松下華菜
鶴
津波により家族を失った幼い姉妹の心の再生を追ったドラマ。津波が襲った村を再び訪れた姉妹と死者が交わる様子を台詞なしで綴り、生も死も大自然の一部であることを描き出す。監督は数々のテレビドキュメンタリー番組を企画制作し、「ネムリユスリカ」やドキュメンタリー「夏の祈り」などの映画で逆境に生きる人々を取り上げてきた坂口香津美。チェリストの海野幹雄や作曲家・ピアニストの新垣隆が音楽を担当、詩的な映像に美しい旋律を乗せている。映画初出演の松下華菜と大久保妃織のほか、バレリーナや著述家として活躍する新倉真由美、「美しい暦」の白樹栞らが出演。

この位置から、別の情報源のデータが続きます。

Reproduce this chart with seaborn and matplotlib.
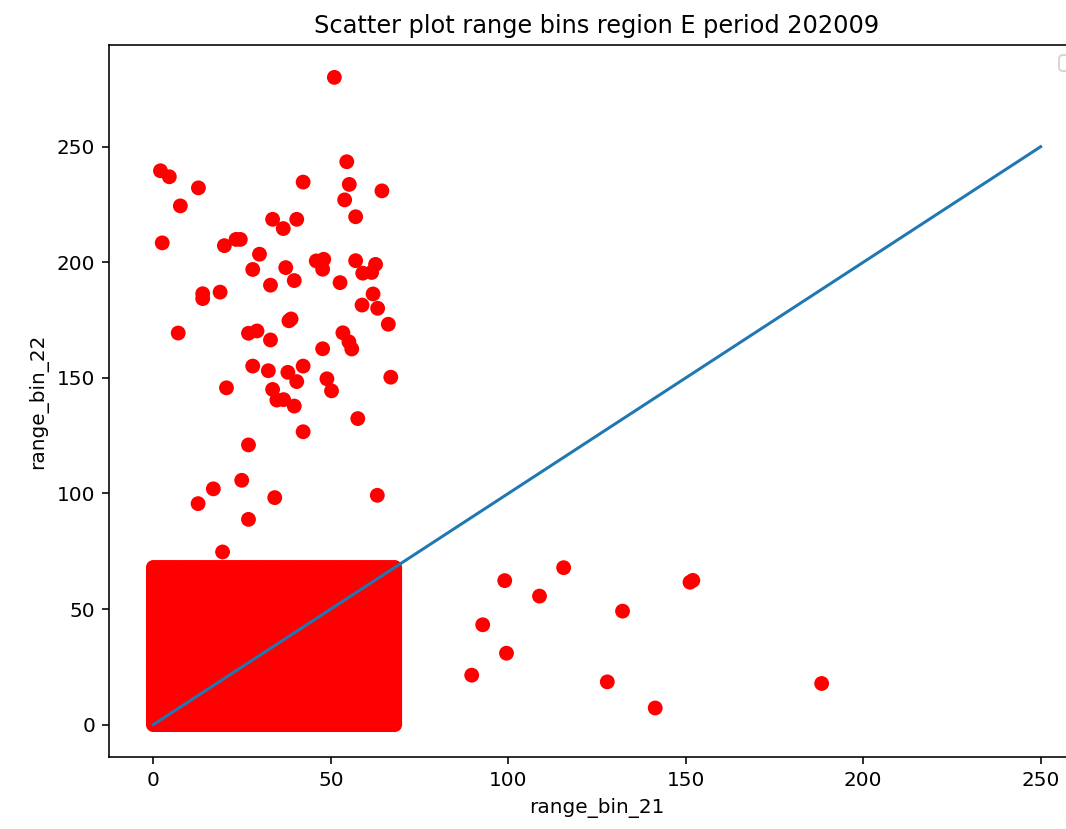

かつて沖をシロナガスクジラが行き交ったという村を大津波が襲い、多くの命が飲み込まれていった。津波で家族を失った11歳と8歳の姉妹は廃墟となったこの村に戻り、亡くした家族を探し、流された家を自分たちで再び作り上げようとする。やがて砂の中から家族との思い出を見つけていく二人。おなかをすかし疲れ果てた彼女たちの夢の中に亡き家族が現れ、二人に寄り添う。そして姉妹に再び永遠の別れが訪れる。